All is not as it seems. at the start of the film, as the narrator (Ian Holm) concludes the reading of an editorial from the local newspaper describing how peaceful, beautiful and generous life in Black River Falls is, a photographer takes a portrait of what seems to be a sleeping girl. After the photographer is done, the girl is taken and returned to her coffin.
She rests.

As much as it's designed to imply that a beautiful front hides misery and death, it's also an indicator that what follows is an artifice, a story.
Krist Wold, a farmer living near Paskin Lake, committed suicide by deliberately blowing off his head with dynamite. He placed a quantity of explosive in a hole in the ground, laid his head over it, and touched off the fuse, exclaiming, "Here I go, and the Lord go with me."
The genial newspaperman tells of suicides, plagues, murders and madness; the harvest fails and the state is hit by recession. The people, mostly German and Scandinavian settlers, are depressed, isolated, and lonely.
One of the stills. A German family.

People become consumed with a fear of witches. A woman believes she is Jesus Christ. Children commit shootings.
John Anderson, the 14-year-old boy who is alleged to have murdered a hermit called Marcus Humfeld at his lonely farm at Brannon, is in custody. He was hunted for several days by Sheriff Ward Young and his men, one of whom was shot by the boy. Young Anderson does not seem to feel the enormity of the crimes of which he is accused. He is a stolid German boy, with no education. 

...Judge Barton pronounced sentence on John Anderson. The lad goes to the State prison for life. The father was requested to be present, but refused, saying he did not care what was done with the boy. 
John Anderson.
An opera singer, once famous in Europe, ends up like so many of the people there with land sold under false pretences, eating cattlefeed with nothing but a ragged stage costume to wear. And Mary Sweeney, a schoolteacher and a prodigious user of cocaine, becomes seized by an urge to smash windows, only for her notoriety to consume her.
Mary Sweeney.

The parade of tragedies and horrors becomes a cacophony, each running into the other, and then mixes itself with present-day news reports. And in the present day, we see school football, and a Homecoming Queen, and a mayor, who tells us that Black River Falls is a great place to bring up children. And a policeman talking about finding a human head in a carrier bag. And people in an old people's home talking about Ed Gein, the Wisconsin serial killer who ended his days in the same psychiatric hospital that Wisconsin Death Trip draws material from.
The mayor.

I wonder if the mayor and the Homecoming Queen were pleased when they found that they were being interviewed for a film about the darkness of rural America.
Nowhere in this great continent of ours can be found a more desirable residence than Black River Falls.
You could argue that Wisconsin Death Trip perhaps better fits that subgenre of films where Something Is Wrong with Small Town America that David Lynch so made his niche; which I suppose counts as the true American equivalent to folk horror. I wonder what a canon of films like that would include. 

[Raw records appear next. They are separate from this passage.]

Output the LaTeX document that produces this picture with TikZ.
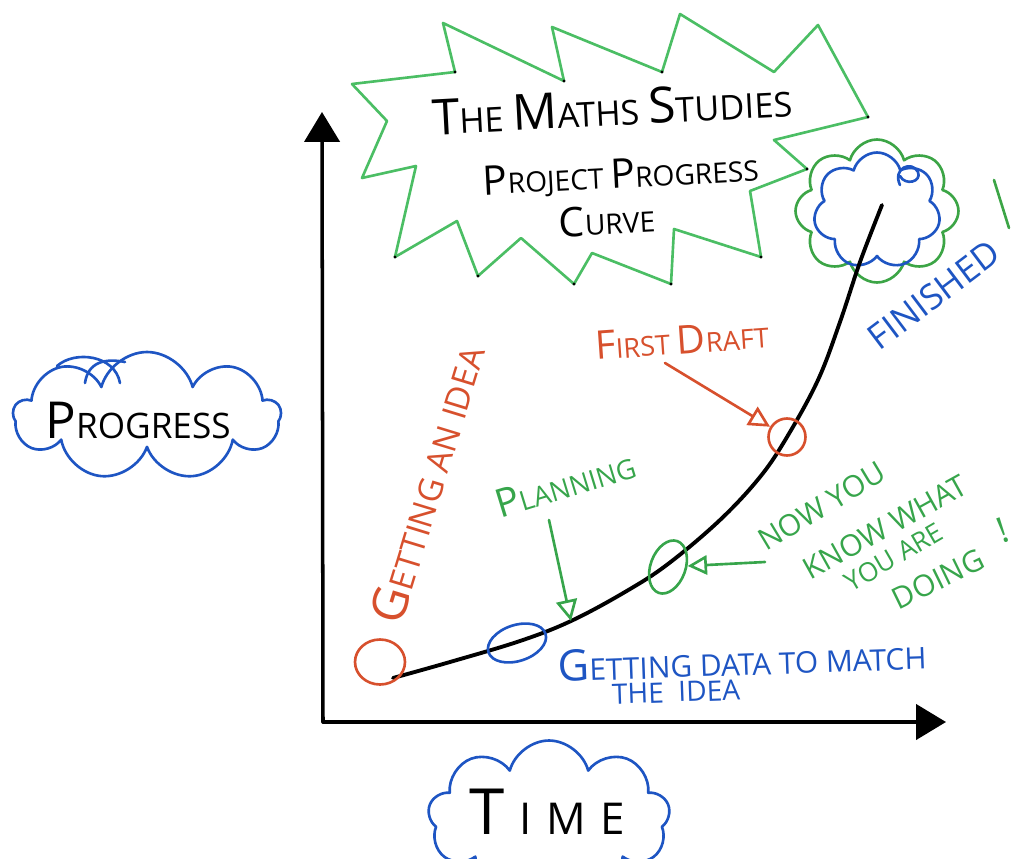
\documentclass[tikz,border=0pt]{standalone}
\usepackage{fontspec}
\setmainfont{Open Sans}
\usetikzlibrary{shapes.geometric,shapes.symbols,arrows.meta}
\definecolor{penblue}{RGB}{30,85,195}
\definecolor{penred}{RGB}{215,80,45}
\definecolor{pengreen}{RGB}{55,165,75}
\definecolor{burstgreen}{RGB}{75,190,100}
\definecolor{cloudgreen}{RGB}{60,165,70}
\newcommand\BL[1]{\scalebox{1.45}{#1}}
\newcommand\penfont[1]{\fontsize{#1}{#1}\selectfont}

\begin{document}
\begin{tikzpicture}[x=0.02cm,y=-0.02cm,line cap=round,line join=round,
  pen/.style={line width=1.5pt},
  handtext/.style={inner sep=0pt},
  marker/.style={ellipse,draw,pen,inner sep=0pt},
  puff/.style={cloud,draw,pen,cloud ignores aspect,inner sep=0pt},
  openhead/.style={-{Triangle[open,length=#1,width=#1]}},
  axis/.style={line width=2pt,-{Triangle[length=17pt,width=20pt]}}]

\useasboundingbox (0,0) rectangle (1019,859);
\clip (0,0) rectangle (1019,859);

% title starburst
\draw[burstgreen,pen] (352,84) -- (455,72) -- (443,23) -- (564,81) -- (552,27)
  -- (662,72) -- (680,14) -- (774,72) -- (818,25) -- (868,117) -- (774,140)
  -- (807,169) -- (750,191) -- (761,257) -- (674,229) -- (671,284) -- (592,253)
  -- (574,284) -- (521,238) -- (478,276) -- (457,221) -- (395,257) -- (416,166)
  -- (362,178) -- (387,121) -- cycle;
\foreach \p in {(455,72),(564,81),(662,72),(868,117),(807,169),(761,257),(671,284),(574,284),(478,276),(395,257)}
  \fill \p circle (1.6);

\node[handtext,rotate=3,font=\penfont{19.5}] (title1) at (612,108) {\BL{T}HE \BL{M}ATHS \BL{S}TUDIES};
\node[handtext,rotate=3,font=\penfont{16}] (title2) at (621,176) {\BL{P}ROJECT \BL{P}ROGRESS};
\node[handtext,rotate=3,font=\penfont{16}] (title3) at (607,220) {\BL{C}URVE};

% axes
\coordinate (origin) at (323,722);
\coordinate (ytip) at (322,112);
\coordinate (xtip) at (946,722);
\draw[axis] (origin) -- (ytip);
\draw[axis] (origin) -- (xtip);

% axis labels
\node[puff,penblue,cloud puffs=9,minimum width=5.34cm,minimum height=2.56cm] (progcloud) at (147,416) {};
\draw[penblue,pen] (57,366) .. controls (75,350) and (115,355) .. (120,383);
\draw[penblue,pen] (85,383) .. controls (88,362) and (105,358) .. (125,362);
\node[handtext,font=\penfont{20}] (progtext) at (138,420) {\BL{P}ROGRESS};

\node[puff,penblue,cloud puffs=9,minimum width=4.84cm,minimum height=3.1cm] (timecloud) at (549,818) {};
\node[handtext,font=\penfont{25}] (timetext) at (547,812) {\BL{T}\,\,I\,\,M\,\,E};

% goal cloud
\node[puff,cloudgreen,cloud puffs=8,minimum width=3.26cm,minimum height=2.86cm] (goalouter) at (877,211) {};
\node[puff,penblue,cloud puffs=7,minimum width=2.54cm,minimum height=2.34cm] (goalinner) at (877,211) {};
\draw[penblue,pen] (900,185) .. controls (892,168) and (912,160) .. (918,172) .. controls (922,182) and (905,186) .. (900,176);

% progress curve
\coordinate (cstart) at (393,678);
\coordinate (cplan) at (571,621);
\coordinate (cend) at (882,205);
\draw[line width=2.2pt] plot[smooth,tension=0.6] coordinates {(cstart) (450,662) (520,641) (cplan) (625,592) (668,564) (720,520) (760,477) (787,437) (818,380) (840,322) (860,262) (cend)};

% stage markers
\node[marker,penred,minimum width=1.0cm,minimum height=0.9cm] (idea) at (380,662) {};
\node[marker,penblue,minimum width=1.2cm,minimum height=0.72cm,rotate=18] (data) at (517,643) {};
\node[marker,pengreen,minimum width=0.7cm,minimum height=1.1cm,rotate=-20] (know) at (668,567) {};
\node[marker,penred,minimum width=0.74cm,minimum height=0.74cm] (draft) at (787,437) {};

% stage labels
\node[handtext,rotate=73,text=penred,font=\penfont{19}] (ideatext) at (427,484) {\BL{G}ETTING AN IDEA};
\node[handtext,rotate=17,text=pengreen,font=\penfont{15.5}] (plantext) at (565,484) {\BL{P}LANNING};
\node[handtext,rotate=4,text=penred,font=\penfont{15.5}] (drafttext) at (682,340) {\BL{F}IRST \BL{D}RAFT};
\node[handtext,rotate=37,text=penblue,font=\penfont{20}] (donetext) at (934,295) {FINISHED};
\node[handtext,rotate=2,text=penblue,font=\penfont{17}] (datatext1) at (742,660) {\BL{G}ETTING DATA TO MATCH};
\node[handtext,rotate=2,text=penblue,font=\penfont{16}] (datatext2) at (676,692) {THE\ \ IDEA};
\node[handtext,rotate=31,text=pengreen,font=\penfont{17}] (know1) at (822,506) {NOW YOU};
\node[handtext,rotate=29,text=pengreen,font=\penfont{17}] (know2) at (885,527) {KNOW WHAT};
\node[handtext,rotate=30,text=pengreen,font=\penfont{15}] (know3) at (894,557) {YOU ARE};
\node[handtext,rotate=26,text=pengreen,font=\penfont{17}] (know4) at (938,579) {DOING};
\node[handtext,rotate=20,text=pengreen,font=\penfont{20}] (know5) at (1003,530) {!};

% pointers
\coordinate (drafttail) at (665,363);
\coordinate (plantail) at (549,520);
\coordinate (knowtail) at (765,562);
\draw[penred,pen,openhead=12pt] (drafttail) -- (draft);
\draw[pengreen,pen,openhead=12pt] (plantail) -- (cplan);
\draw[pengreen,pen,openhead=11pt] (knowtail) -- (know);

% exclamation stroke beside the goal cloud
\coordinate (bangtop) at (994,180);
\coordinate (bangbot) at (1009,228);
\draw[cloudgreen,pen] (bangtop) -- (bangbot);
\end{tikzpicture}
\end{document}
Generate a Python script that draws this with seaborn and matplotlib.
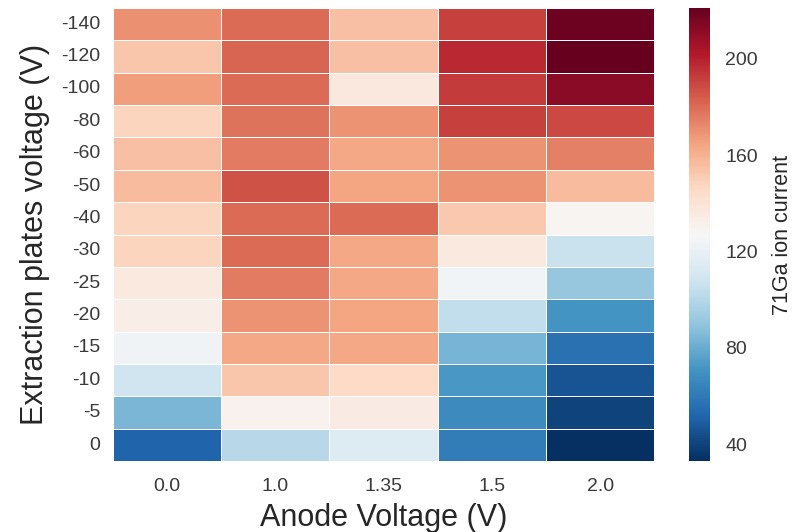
import numpy as np
import pandas as pd
import matplotlib
matplotlib.use("Agg")
import matplotlib.pyplot as plt
import seaborn as sns

# anode voltages (columns) and extraction plate voltages (rows, top to bottom)
anode = ["0.0", "1.0", "1.35", "1.5", "2.0"]
extraction = ["-140", "-120", "-100", "-80", "-60", "-50", "-40",
              "-30", "-25", "-20", "-15", "-10", "-5", "0"]

# 71Ga ion current, one list per anode voltage (rows in the order above)
ga_0_0 = [170, 153, 166, 148, 155, 157, 148, 148, 136, 133, 123, 108, 84, 52]
ga_1_0 = [180, 182, 180, 178, 176, 187, 180, 180, 176, 169, 163, 153, 131, 101]
ga_1_35 = [155, 155, 137, 169, 163, 164, 180, 163, 163, 164, 163, 146, 135, 114]
ga_1_5 = [191, 198, 193, 191, 169, 169, 152, 136, 124, 104, 83, 72, 67, 61]
ga_2_0 = [219, 221, 212, 189, 174, 157, 129, 106, 91, 71, 57, 46, 40, 33]

df = pd.DataFrame({"0.0": ga_0_0, "1.0": ga_1_0, "1.35": ga_1_35,
                   "1.5": ga_1_5, "2.0": ga_2_0}, index=extraction)[anode]

sns.set_style("white")
plt.rcParams['font.family'] = ['Liberation Sans', 'DejaVu Sans']

fig = plt.figure(figsize=(7.95, 5.32), dpi=100)
ax = fig.add_axes([0.142, 0.133, 0.681, 0.852])
cax = fig.add_axes([0.867, 0.133, 0.026, 0.852])

sns.heatmap(df, cmap="RdBu_r", linewidths=0.6, linecolor="white", ax=ax, cbar_ax=cax,
            cbar_kws={"label": "71Ga ion current"})

ax.set_xlabel("Anode Voltage (V)", fontsize=22, color="#262626", labelpad=6)
ax.set_ylabel("Extraction plates voltage (V)", fontsize=22, color="#262626", labelpad=8)
ax.tick_params(axis="x", length=0, labelsize=14, labelcolor="#3a3a3a", pad=12)
ax.tick_params(axis="y", length=0, labelsize=14, labelcolor="#3a3a3a", pad=9)
ax.set_yticklabels(extraction, rotation=0)
ax.set_xticklabels(anode, rotation=0)

cax.tick_params(length=0, labelsize=14, labelcolor="#3a3a3a", pad=11)
cax.set_yticks([40, 80, 120, 160, 200])
cax.yaxis.label.set_size(15.5)
cax.yaxis.label.set_color("#262626")
cax.yaxis.labelpad = 10
for s in cax.spines.values():
    s.set_visible(False)

fig.savefig("out.png", dpi=100)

Folk horror is seen as a British genre – and note that the director is British, and brings a British sensibility to the film. It was originally made as an episode of BBC1's Arena documentary series, which is where I was lucky enough to first see it. You have the forbidding landscape, worthless for lumber or farming, sold on a lie, and the people who have tied themselves to it; you have boredom, mental illness and despair. And you have rural people with their own way of seeing themselves and the world, apart from others. Simple, direct statements and images that seem spare and straightforward but which are heavy with symbolic intent. And a sense of history, of time.

But with all that, you have a real place, wracked by poverty, and poverty brings with it disease, discontent and suicide. It does. A horror is imposed upon a real town. As good as Wisconsin Death Trip is, and it is good, it is very good, I don't know how I feel about that.